Einfaches Studiendesign: Einzelgabe oder Fixkombination

Bei insgesamt 2004 Teilnehmern, zur Hälfte aus Indien, aber auch aus London (UK), Dublin (Irland) und Utrecht (Niederlande), wurden zwei Therapieregime miteinander verglichen, die sich nur in einer Hinsicht unterschieden. Entweder wurden die vier Studien-Medikamente einzeln gegeben oder aber sie wurden als Fixkombination verabreicht, wobei sie lediglich in eine einzige Kapsel gesteckt wurden. Die Zusammensetzung bestand aus 75 mg Acetylsalicylsäure, 40 mg Simvastatin und 10 mg Lisinopril. Die vierte Komponente war mit 12,5 mg Hydrochlorothiazid oder 50 mg Atenolol ein weiteres Antihypertensivum. Für die Mehrzahl der Probanden waren diese Medikamente nicht neu, denn sie hatten bereits eine manifeste koronare Herzkrankheit (KHK) bzw. eine andere kardio- oder zerebrovaskuläre Erkrankung oder wiesen zumindest ein mehr als 15-prozentiges Risiko auf, in den nächsten fünf Jahren ein kardiovaskuläres Ereignis zu erleiden. So waren schon zuvor 88% der Patienten auf Statine, mehr als 90% auf Acetylsalicylsäure und rund 60% auf mindestens zwei Antihypertensiva eingestellt gewesen.

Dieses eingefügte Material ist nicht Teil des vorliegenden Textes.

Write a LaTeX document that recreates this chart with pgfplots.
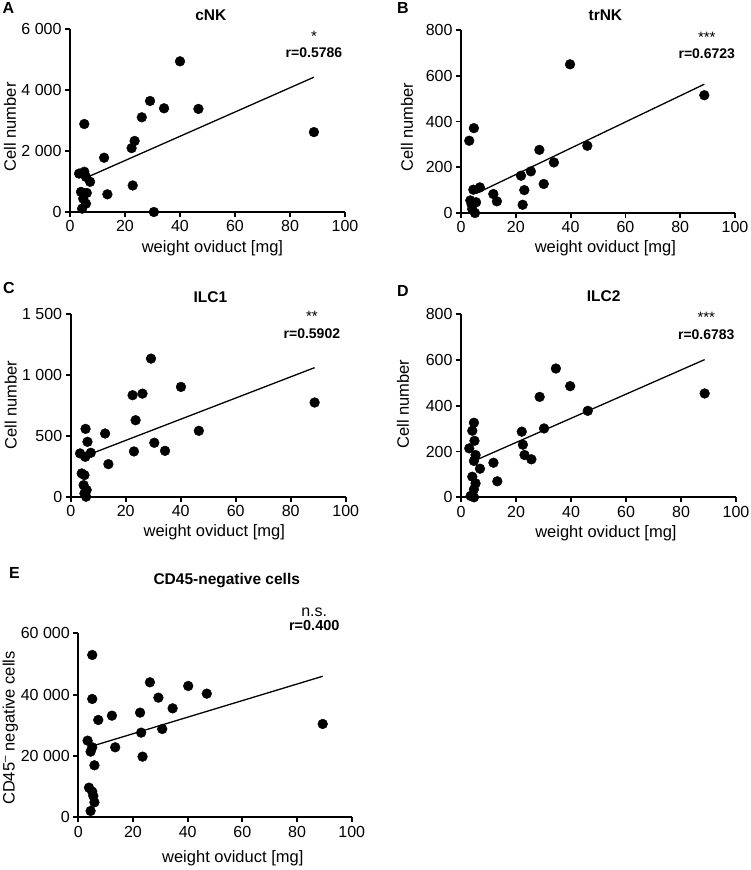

Adhärenz um ein Drittel höher

Nach einer Studiendauer von durchschnittlich 15 Monaten stellte sich heraus, dass mit der Fixkombinationsgabe die Adhärenz gegenüber der bisher üblichen Gabe als Einzel-Medikamente um ein Drittel verbessert werden konnte. Der Anteil der Patienten, die bis zum Studienende ihre Medikamente regelmäßig einnahmen, stieg von 65% auf 86%. Dies schlug sich auch in einer besseren Einstellung sowohl der Hypertonie wie auch der Dyslipoproteinämie nieder. Im Median kam es zu einer um 2,6 mmHg stärkeren Blutdrucksenkung und zu einer um 4,3 mg/dl verbesserten Senkung des LDL-Cholesterins. Beide Ergebnisse waren statistisch signifikant. Inwieweit diese Vorteile auch zu einer Reduktion kardio- oder zerebrovaskulärer Ereignisse beitragen könnten, ist bislang aber nicht untersucht worden.

Dass die Ergebnisse der Studie in Indien wie in Westeuropa gleich ausfielen, wertete Thom als Beleg für ihre Verallgemeinerbarkeit. Trotz der unterschiedlichen sozioökonomischen Rahmenbedingungen stellte sich in beiden Regionen gleichermaßen die Vereinfachung der Therapie als ebenso einfaches wie wirksames Instrument heraus, die Behandlungsergebnisse zu verbessern. Insbesondere die Zusammenfassung mehrerer indizierter Medikamente in Fixkombination erweise sich dabei als probates Mittel, die Adhärenz und damit das Behandlungsergebnis zu optimieren. Für Schwellenländer wie Indien hätten die Studienergebnisse aber insofern eine besondere Bedeutung, da hier ökonomische Bedingungen besonders zum Tragen kommen. So könnte eine Fixkombination von vier kardioprotektiv wirksamen Substanzen in nur einer Kapsel, die alle als Generika erhältlich und deshalb preiswert sind, die indizierte Sekundärprävention in der Kardiologie erschwinglich und einer breiteren Bevölkerungsschicht leichter zugänglich machen.